Zero-Trust Powers Digital Transformation
Cirrus networks advocate for the Zero-Trust security approach as a more efficient way for enterprise customers to combat today’s increasingly sophisticated attacks and threats. Disruption is the hallmark of 2021. Combining the digital transformation and sudden outbreak of the COVID-19 pandemic has forced organisations to adapt quickly to enabling employees to work remotely at unprecedented speed and scale. That creates ‘chaos with no control’, not necessarily because organisations have more employees but because they are all in different geolocations, operating from various networks, on multiple devices, which cybercriminals exploit and subsequently has led to tremendous growth in cyberattacks worldwide.
No sector is safe from cybersecurity breaches due to the vast supply of real-time data and potential human errors. The malicious hackers observe the weak links and grasp every opportunity to demand ransomware for confidential data leakages such as credentials, sensitive data, financial records, medical reports and many more.
To better understand how organisations have adapted and responded to this paradigm shift from a cybersecurity perspective, let us look at customers’ main challenges, primarily around how increased complexity in their infrastructure leads to an increased attack surface, especially with gaps in visibility.
- Bringing remote users onto the network is easy, but what about secure access with the Multifactor authentication (MFA), 3rd party access like contractors with weak security practices accessing internal apps?
- Securing access to private apps that are now spread across datacentre and cloud
- Gaining visibility into apps and user activity for anomalies
- Internal users with overprivileged access
- Shadow IT (Unsanctioned Bring-Your-Own-Devices (BYOD), or 3rd party Software-as-a-Service (SaaS) applications outside the purview of the IT department.
- Manual processes are complex, for instance, lack of version control, audit trails, scalability and lack of consistent data management, and;
- Internet-based attacks (i.e.
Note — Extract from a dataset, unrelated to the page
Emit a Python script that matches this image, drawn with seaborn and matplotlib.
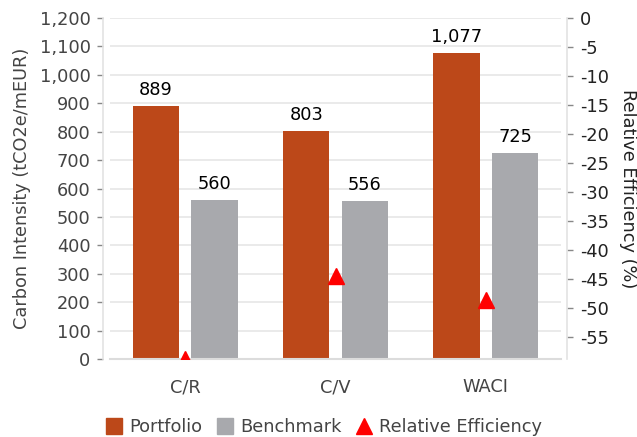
import numpy as np
import pandas as pd
import matplotlib
matplotlib.use("Agg")
import matplotlib.pyplot as plt
from matplotlib.lines import Line2D
import seaborn as sns

# Carbon metrics: portfolio vs benchmark
categories = ["C/R", "C/V", "WACI"]
portfolio = [889, 803, 1077]
benchmark = [560, 556, 725]
relative_efficiency = [-58.75, -44.42, -48.55]
left_ticks = list(range(0, 1201, 100))
right_ticks = list(range(0, -56, -5))

sns.set_theme(style="white")
plt.rcParams["font.family"] = "sans-serif"
plt.rcParams["font.sans-serif"] = ["DejaVu Sans"]
plt.rcParams["axes.unicode_minus"] = False

FS = 12.8
C_PORT = "#BC4819"
C_BENCH = "#A8A9AD"
C_REL = "#FF0000"
TXT = "#444444"

df = pd.DataFrame({
    "Metric": categories * 2,
    "Series": ["Portfolio"] * len(categories) + ["Benchmark"] * len(categories),
    "Value": portfolio + benchmark,
})

fig = plt.figure(figsize=(6.37, 4.37), dpi=100)
W, H = 637, 437
ax = fig.add_axes([110 / W, (H - 359) / H, (561 - 110) / W, (359 - 18) / H])

sns.barplot(data=df, x="Metric", y="Value", hue="Series",
            palette=[C_PORT, C_BENCH], width=0.78, gap=0.21,
            saturation=1, legend=False, ax=ax, zorder=2, linewidth=0)

for cont in ax.containers:
    ax.bar_label(cont, fmt="{:,.0f}", padding=5, fontsize=FS, color="black")

ax.set_xlim(-0.5, len(categories) - 0.5)
ax.set_ylim(0, 1200)
ax.set_yticks(left_ticks)
ax.yaxis.set_major_formatter(matplotlib.ticker.StrMethodFormatter("{x:,.0f}"))
ax.grid(axis="y", color="#E6E6E6", linewidth=1.2, zorder=0)
ax.set_axisbelow(True)
ax.set_xlabel("")
ax.set_ylabel("Carbon Intensity (tCO2e/mEUR)", fontsize=FS, color=TXT, labelpad=6)
ax.tick_params(axis="y", labelsize=FS, labelcolor=TXT, length=4, width=1,
               color="#888888", pad=5, left=True)
ax.tick_params(axis="x", labelsize=FS, labelcolor=TXT, length=0, pad=14)

for s in ["top", "right"]:
    ax.spines[s].set_visible(False)
ax.spines["left"].set_position(("outward", 5))
ax.spines["left"].set_color("#E3E3E3")
ax.spines["left"].set_linewidth(1.2)
ax.spines["bottom"].set_color("#DCDCDC")
ax.spines["bottom"].set_linewidth(1.5)

ax2 = ax.twinx()
ax2.plot(np.arange(len(categories)), relative_efficiency, linestyle="none",
         marker="^", markersize=11, color=C_REL, zorder=3)
ax2.set_ylim(min(relative_efficiency), 0)
ax2.set_yticks(right_ticks)
ax2.grid(False)
ax2.set_ylabel("Relative Efficiency (%)", fontsize=FS, color="#222222",
               rotation=270, labelpad=20)
ax2.tick_params(axis="y", labelsize=FS, labelcolor="#222222", length=4, width=1,
                color="#888888", pad=5, right=True)
for s in ["top", "left", "bottom"]:
    ax2.spines[s].set_visible(False)
ax2.spines["right"].set_position(("outward", 4.5))
ax2.spines["right"].set_color("#E3E3E3")
ax2.spines["right"].set_linewidth(1.2)

handles = [
    Line2D([], [], marker="s", linestyle="none", markersize=11, color=C_PORT),
    Line2D([], [], marker="s", linestyle="none", markersize=11, color=C_BENCH),
    Line2D([], [], marker="^", linestyle="none", markersize=11, color=C_REL),
]
fig.legend(handles, ["Portfolio", "Benchmark", "Relative Efficiency"],
           loc="center", bbox_to_anchor=(324 / W, (H - 427) / H), ncol=3,
           frameon=False, fontsize=FS, labelcolor=TXT, handlelength=0.9,
           handletextpad=0.4, columnspacing=0.8)

fig.savefig("out.png", dpi=100)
DDoS, Man in the Middle, Ransomware).
The obvious security threat vectors are multi-dimensional, from the end devices to the core infrastructure and cloud. Organisations invest in technologies designed to make network infrastructures safe and reliable. In an attempt to mitigate the security risks, a phased-approach security architecture is needed to address a hierarchical enterprise security framework that covers the physical facility layer, virtual infrastructure layer, applications lifecycle, hosting platforms, user plane function and management system security.
This article highlights the following security requirements: entity authentication, identity verification, network security with traffic separation, application integrity assurance, malware detection within the functional layer, data encryption, and tamper-proof equipment.
Some of these aspects are built-in, inherent, secure characteristics of the enterprise architecture itself. With the advent of XaaS, Multi-Cloud, and distributed edge networks, myriads of new businesses, new cybersecurity technologies and new service delivery models will gain momentum globally. As a result of the cybersecurity boom and its critical role in the technology evolution and sustainability, the Zero-Trust technology model will soon become a prime defence for malicious actors who want to leverage their stealthy subtle to disrupt business growth and, in turn, use it to launch attacks against a broader user base globally. The impacts of breaches in this new generation of the connected world can be vast and impactful.
If you are not already aware of the Kaseya ransomware incident, I think you should be. It is most likely the critical cybersecurity event of the year. Imagine, more extensive than the Exchange hacks in January, more significant than the Colonial Pipeline ransomware in June and JBS in May incidents. And, yes, more important than the SolarWinds intrusions in 2020.
On Friday, July 2nd 2021, REvil, the hacking group, has named its price for Kayseya to pay 70 million USD in Bitcoin. Holy Moly!
What is the Zero-Trust approach?
A Zero-Trust Architecture model was introduced in 2010 by John Kindervag, who also coined the term “Zero-Trust,“ where he was a principal analyst at Forrester Research. The concept assumes that an adversary may already be on the network, so local devices and connections “communication channels” should never be trusted implicitly, and verification is always compulsory.
The Zero-Trust approach connects the breadth of the integrated security controls and the entire security infrastructure for a consistent experience that enables automation, unifies visibility, and strengthens the security across the network, users, devices, and applications.